/wasm-collector

Collects all WebAssembly modules from a given website

Primary LanguageJavaScript

Wasm Extractor

Collects all WebAssembly modules from a given website

Background

Since we published our DIMVA paper, I got multiple questions about our data collection and implementation. Here is a simplified version of this code as a small, stand-alone version using Puppeteer. Unfortunately, it can not collect modules running in WebWorkers. If this is a requirement for you, consider one of the alternatives.

If you find this helpful for your research, please consider citing our paper :)

@inproceedings{musch2019newkid,
    author = {Musch, Marius and Wressnegger, Christian and Johns, Martin and Rieck, Konrad},
    title = {New Kid on the Web: A Study on the Prevalence of WebAssembly in the Wild},
    booktitle = {Proc. of Detection of Intrusions and Malware {\&} Vulnerability Assessment ({DIMVA})},
    year = 2019
}

Usage

  1. Make sure you have NodeJS and npm installed
  2. Install dependencies via npm install
  3. Run node main.js
  4. Check output in the wasm folder

Implementation details

The code wraps all JavaScript functions that can instantiate a WebAssembly module and logs the module's bytes to the NodeJS backend. The key to make it work in practice is to convert the buffer to a string before attempting to transfer it from the JavaScript environment to NodeJS, in this case via the base64 encoding.

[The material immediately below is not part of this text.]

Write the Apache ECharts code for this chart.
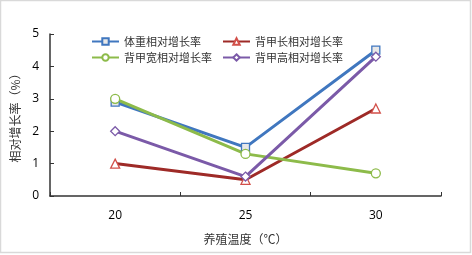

Note that if the WebAssembly API is ever changed and new functions are added to instantiate a module, then wrapper.js must be changed accordingly.

Security considerations

This exposes your filesystem to any website you visit! However, sites can only write files and not choose the filename, so potential attacks should be limited to DOS by attempting to fill your disk. Be aware of this risk.

Alternatives

Chromium offers the v8 flags dump-wasm-module and dump-wasm-module-path, however these only work if you have a debug build, which I find quite inconvenient. Especially if you are developing on Windows/Mac and running the study on a Linux server, this means you have to build multiple debug versions, each taking huge amounts of disk space and time to build. For more info on the flags, have a look at the source

If you control Chromium via the DevTools Protocol then you can use Page.addScriptToEvaluateOnNewDocument to add our wrapper.js to every new document. To also collect modules in WebWorkers, additionally use Target.attachedToTarget in combination with Runtime.evaluate to inject the wrapper in all other targets and observe the results in Target.receivedMessageFromTarget.